### Stated exercise
Leave the pictures out and retype the lines from the beginning through the line with "0.095, 0.08, 0.07];", both ends included.

### Dataset extract
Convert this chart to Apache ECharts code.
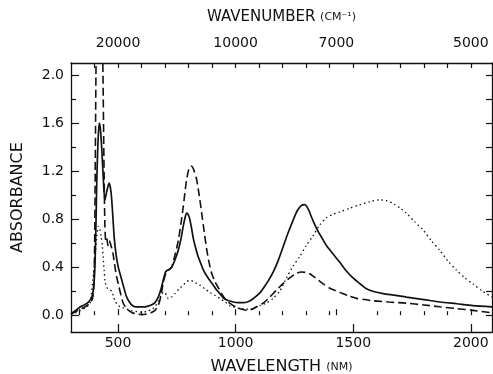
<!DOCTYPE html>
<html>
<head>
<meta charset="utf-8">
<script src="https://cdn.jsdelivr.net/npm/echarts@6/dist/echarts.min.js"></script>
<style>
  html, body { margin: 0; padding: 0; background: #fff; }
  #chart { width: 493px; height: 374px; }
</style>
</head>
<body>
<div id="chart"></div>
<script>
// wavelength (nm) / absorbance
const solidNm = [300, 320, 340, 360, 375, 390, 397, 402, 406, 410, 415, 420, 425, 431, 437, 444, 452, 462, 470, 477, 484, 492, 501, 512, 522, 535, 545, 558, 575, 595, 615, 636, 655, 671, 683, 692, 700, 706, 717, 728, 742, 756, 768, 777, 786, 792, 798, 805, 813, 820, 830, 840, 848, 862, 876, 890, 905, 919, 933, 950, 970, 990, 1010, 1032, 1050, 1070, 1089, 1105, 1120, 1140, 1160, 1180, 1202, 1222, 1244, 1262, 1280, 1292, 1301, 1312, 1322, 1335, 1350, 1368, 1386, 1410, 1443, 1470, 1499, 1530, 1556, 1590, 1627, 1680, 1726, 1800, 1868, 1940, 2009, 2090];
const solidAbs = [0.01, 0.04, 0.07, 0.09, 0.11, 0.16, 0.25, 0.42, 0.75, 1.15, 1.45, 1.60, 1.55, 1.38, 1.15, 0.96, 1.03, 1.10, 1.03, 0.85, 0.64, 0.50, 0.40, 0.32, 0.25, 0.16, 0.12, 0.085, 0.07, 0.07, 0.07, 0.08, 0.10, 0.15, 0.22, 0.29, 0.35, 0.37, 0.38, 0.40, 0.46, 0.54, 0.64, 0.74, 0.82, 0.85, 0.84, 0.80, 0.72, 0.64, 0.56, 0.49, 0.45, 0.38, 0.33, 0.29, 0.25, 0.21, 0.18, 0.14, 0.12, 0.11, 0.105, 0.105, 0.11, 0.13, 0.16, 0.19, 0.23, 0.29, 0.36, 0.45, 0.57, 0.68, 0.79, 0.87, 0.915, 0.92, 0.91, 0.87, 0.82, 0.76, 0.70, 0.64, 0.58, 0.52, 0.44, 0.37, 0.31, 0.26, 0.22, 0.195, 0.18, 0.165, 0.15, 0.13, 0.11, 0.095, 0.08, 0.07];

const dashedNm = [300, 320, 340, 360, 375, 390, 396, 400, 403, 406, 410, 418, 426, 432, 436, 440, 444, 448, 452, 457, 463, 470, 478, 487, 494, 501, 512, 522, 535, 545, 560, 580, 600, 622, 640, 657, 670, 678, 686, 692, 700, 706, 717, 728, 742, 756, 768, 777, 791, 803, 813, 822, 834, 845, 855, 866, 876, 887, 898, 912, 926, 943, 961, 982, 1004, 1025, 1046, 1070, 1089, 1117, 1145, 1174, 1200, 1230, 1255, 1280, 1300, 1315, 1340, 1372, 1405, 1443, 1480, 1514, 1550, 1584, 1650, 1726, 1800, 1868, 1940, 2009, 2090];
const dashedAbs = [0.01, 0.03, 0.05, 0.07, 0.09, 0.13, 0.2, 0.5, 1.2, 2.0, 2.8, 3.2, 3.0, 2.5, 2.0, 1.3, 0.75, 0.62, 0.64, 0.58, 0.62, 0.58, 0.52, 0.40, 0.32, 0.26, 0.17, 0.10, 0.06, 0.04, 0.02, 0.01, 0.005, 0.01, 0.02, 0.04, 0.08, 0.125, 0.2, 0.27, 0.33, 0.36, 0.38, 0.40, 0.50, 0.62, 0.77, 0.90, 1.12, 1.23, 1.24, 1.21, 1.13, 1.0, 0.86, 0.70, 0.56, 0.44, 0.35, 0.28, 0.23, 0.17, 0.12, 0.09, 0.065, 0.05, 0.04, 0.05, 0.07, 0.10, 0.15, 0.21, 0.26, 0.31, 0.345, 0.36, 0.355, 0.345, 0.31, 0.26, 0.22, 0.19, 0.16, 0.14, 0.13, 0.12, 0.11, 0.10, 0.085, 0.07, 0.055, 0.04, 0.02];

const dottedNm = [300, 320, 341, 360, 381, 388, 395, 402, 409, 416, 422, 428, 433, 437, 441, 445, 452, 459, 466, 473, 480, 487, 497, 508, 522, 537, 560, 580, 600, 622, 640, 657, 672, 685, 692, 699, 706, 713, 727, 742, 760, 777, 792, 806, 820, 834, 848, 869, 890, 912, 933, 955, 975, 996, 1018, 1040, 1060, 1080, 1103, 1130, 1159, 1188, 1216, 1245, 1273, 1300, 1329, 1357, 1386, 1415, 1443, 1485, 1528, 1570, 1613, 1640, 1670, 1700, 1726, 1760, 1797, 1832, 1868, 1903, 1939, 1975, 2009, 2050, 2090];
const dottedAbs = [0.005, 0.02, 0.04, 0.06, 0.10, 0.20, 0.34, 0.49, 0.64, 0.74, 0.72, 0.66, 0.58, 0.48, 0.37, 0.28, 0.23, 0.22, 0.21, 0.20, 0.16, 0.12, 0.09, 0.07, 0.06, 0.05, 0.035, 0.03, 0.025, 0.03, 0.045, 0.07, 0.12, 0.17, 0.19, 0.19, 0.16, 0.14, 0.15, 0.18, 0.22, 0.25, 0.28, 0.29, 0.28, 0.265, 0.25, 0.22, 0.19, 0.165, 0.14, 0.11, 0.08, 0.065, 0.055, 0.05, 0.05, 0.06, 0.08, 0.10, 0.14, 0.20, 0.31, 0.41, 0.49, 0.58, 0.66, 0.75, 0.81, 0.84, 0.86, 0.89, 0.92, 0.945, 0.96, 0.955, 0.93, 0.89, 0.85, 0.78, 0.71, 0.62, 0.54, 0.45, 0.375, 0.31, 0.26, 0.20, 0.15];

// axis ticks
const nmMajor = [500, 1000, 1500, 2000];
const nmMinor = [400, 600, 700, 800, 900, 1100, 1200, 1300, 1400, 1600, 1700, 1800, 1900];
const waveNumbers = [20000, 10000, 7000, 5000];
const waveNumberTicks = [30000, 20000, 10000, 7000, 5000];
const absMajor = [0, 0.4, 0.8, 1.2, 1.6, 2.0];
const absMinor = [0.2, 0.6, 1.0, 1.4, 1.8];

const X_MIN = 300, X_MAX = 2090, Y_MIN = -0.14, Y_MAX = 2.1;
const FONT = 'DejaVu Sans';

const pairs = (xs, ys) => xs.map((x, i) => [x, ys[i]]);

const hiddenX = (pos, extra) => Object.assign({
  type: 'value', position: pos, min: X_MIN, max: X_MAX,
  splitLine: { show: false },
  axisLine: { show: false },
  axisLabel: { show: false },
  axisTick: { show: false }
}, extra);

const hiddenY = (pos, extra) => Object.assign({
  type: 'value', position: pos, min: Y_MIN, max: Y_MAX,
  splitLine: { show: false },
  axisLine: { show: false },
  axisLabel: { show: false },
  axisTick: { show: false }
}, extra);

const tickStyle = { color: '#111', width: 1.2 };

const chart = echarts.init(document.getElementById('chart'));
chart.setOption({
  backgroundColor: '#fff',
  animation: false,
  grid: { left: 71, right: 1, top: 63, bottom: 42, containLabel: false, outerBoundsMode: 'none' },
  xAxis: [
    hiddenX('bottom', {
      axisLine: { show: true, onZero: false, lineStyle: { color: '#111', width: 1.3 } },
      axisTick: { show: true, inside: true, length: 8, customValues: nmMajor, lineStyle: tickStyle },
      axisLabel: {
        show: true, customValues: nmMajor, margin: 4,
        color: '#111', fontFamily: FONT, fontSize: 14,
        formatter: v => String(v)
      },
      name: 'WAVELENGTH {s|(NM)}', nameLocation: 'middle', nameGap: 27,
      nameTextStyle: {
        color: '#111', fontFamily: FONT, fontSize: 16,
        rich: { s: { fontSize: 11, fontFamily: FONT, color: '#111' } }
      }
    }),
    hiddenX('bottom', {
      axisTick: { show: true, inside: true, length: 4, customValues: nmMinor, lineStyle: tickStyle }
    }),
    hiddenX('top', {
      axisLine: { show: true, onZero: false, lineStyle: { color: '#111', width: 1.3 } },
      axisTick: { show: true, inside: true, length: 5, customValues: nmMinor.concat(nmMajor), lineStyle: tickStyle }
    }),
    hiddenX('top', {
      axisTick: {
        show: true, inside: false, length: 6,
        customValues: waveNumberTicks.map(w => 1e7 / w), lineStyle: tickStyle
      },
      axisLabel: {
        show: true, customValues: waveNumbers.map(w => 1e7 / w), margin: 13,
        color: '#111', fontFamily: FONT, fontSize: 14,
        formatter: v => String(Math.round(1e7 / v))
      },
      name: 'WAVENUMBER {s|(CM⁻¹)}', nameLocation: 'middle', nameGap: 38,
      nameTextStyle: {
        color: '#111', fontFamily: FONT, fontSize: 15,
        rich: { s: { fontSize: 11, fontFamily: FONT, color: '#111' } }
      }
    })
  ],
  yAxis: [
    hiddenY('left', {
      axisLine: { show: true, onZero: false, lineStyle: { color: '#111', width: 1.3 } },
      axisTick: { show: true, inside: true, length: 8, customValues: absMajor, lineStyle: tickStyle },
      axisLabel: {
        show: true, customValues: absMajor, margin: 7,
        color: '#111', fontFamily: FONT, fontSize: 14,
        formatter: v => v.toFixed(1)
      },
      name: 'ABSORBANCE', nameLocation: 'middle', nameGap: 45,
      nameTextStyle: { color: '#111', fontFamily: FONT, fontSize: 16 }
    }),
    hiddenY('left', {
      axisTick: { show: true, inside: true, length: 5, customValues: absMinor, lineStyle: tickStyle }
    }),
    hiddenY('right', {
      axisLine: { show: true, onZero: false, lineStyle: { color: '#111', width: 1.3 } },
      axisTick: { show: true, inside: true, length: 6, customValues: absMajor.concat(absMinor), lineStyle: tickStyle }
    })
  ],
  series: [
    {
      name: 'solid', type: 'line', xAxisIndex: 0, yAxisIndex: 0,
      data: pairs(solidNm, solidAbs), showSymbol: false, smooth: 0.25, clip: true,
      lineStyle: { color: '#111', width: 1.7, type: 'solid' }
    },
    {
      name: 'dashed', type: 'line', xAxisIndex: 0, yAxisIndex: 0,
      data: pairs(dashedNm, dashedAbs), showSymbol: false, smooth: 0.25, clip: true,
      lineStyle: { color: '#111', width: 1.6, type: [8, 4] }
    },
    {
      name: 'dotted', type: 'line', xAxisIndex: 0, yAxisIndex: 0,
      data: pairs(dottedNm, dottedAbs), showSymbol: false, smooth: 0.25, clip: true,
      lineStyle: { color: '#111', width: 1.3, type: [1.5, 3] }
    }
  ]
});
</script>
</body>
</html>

### Written solution
Convert this chart to Apache ECharts code.
<!DOCTYPE html>
<html>
<head>
<meta charset="utf-8">
<script src="https://cdn.jsdelivr.net/npm/echarts@6/dist/echarts.min.js"></script>
<style>
  html, body { margin: 0; padding: 0; background: #fff; }
  #chart { width: 493px; height: 374px; }
</style>
</head>
<body>
<div id="chart"></div>
<script>
// wavelength (nm) / absorbance
const solidNm = [300, 320, 340, 360, 375, 390, 397, 402, 406, 410, 415, 420, 425, 431, 437, 444, 452, 462, 470, 477, 484, 492, 501, 512, 522, 535, 545, 558, 575, 595, 615, 636, 655, 671, 683, 692, 700, 706, 717, 728, 742, 756, 768, 777, 786, 792, 798, 805, 813, 820, 830, 840, 848, 862, 876, 890, 905, 919, 933, 950, 970, 990, 1010, 1032, 1050, 1070, 1089, 1105, 1120, 1140, 1160, 1180, 1202, 1222, 1244, 1262, 1280, 1292, 1301, 1312, 1322, 1335, 1350, 1368, 1386, 1410, 1443, 1470, 1499, 1530, 1556, 1590, 1627, 1680, 1726, 1800, 1868, 1940, 2009, 2090];
const solidAbs = [0.01, 0.04, 0.07, 0.09, 0.11, 0.16, 0.25, 0.42, 0.75, 1.15, 1.45, 1.60, 1.55, 1.38, 1.15, 0.96, 1.03, 1.10, 1.03, 0.85, 0.64, 0.50, 0.40, 0.32, 0.25, 0.16, 0.12, 0.085, 0.07, 0.07, 0.07, 0.08, 0.10, 0.15, 0.22, 0.29, 0.35, 0.37, 0.38, 0.40, 0.46, 0.54, 0.64, 0.74, 0.82, 0.85, 0.84, 0.80, 0.72, 0.64, 0.56, 0.49, 0.45, 0.38, 0.33, 0.29, 0.25, 0.21, 0.18, 0.14, 0.12, 0.11, 0.105, 0.105, 0.11, 0.13, 0.16, 0.19, 0.23, 0.29, 0.36, 0.45, 0.57, 0.68, 0.79, 0.87, 0.915, 0.92, 0.91, 0.87, 0.82, 0.76, 0.70, 0.64, 0.58, 0.52, 0.44, 0.37, 0.31, 0.26, 0.22, 0.195, 0.18, 0.165, 0.15, 0.13, 0.11, 0.095, 0.08, 0.07];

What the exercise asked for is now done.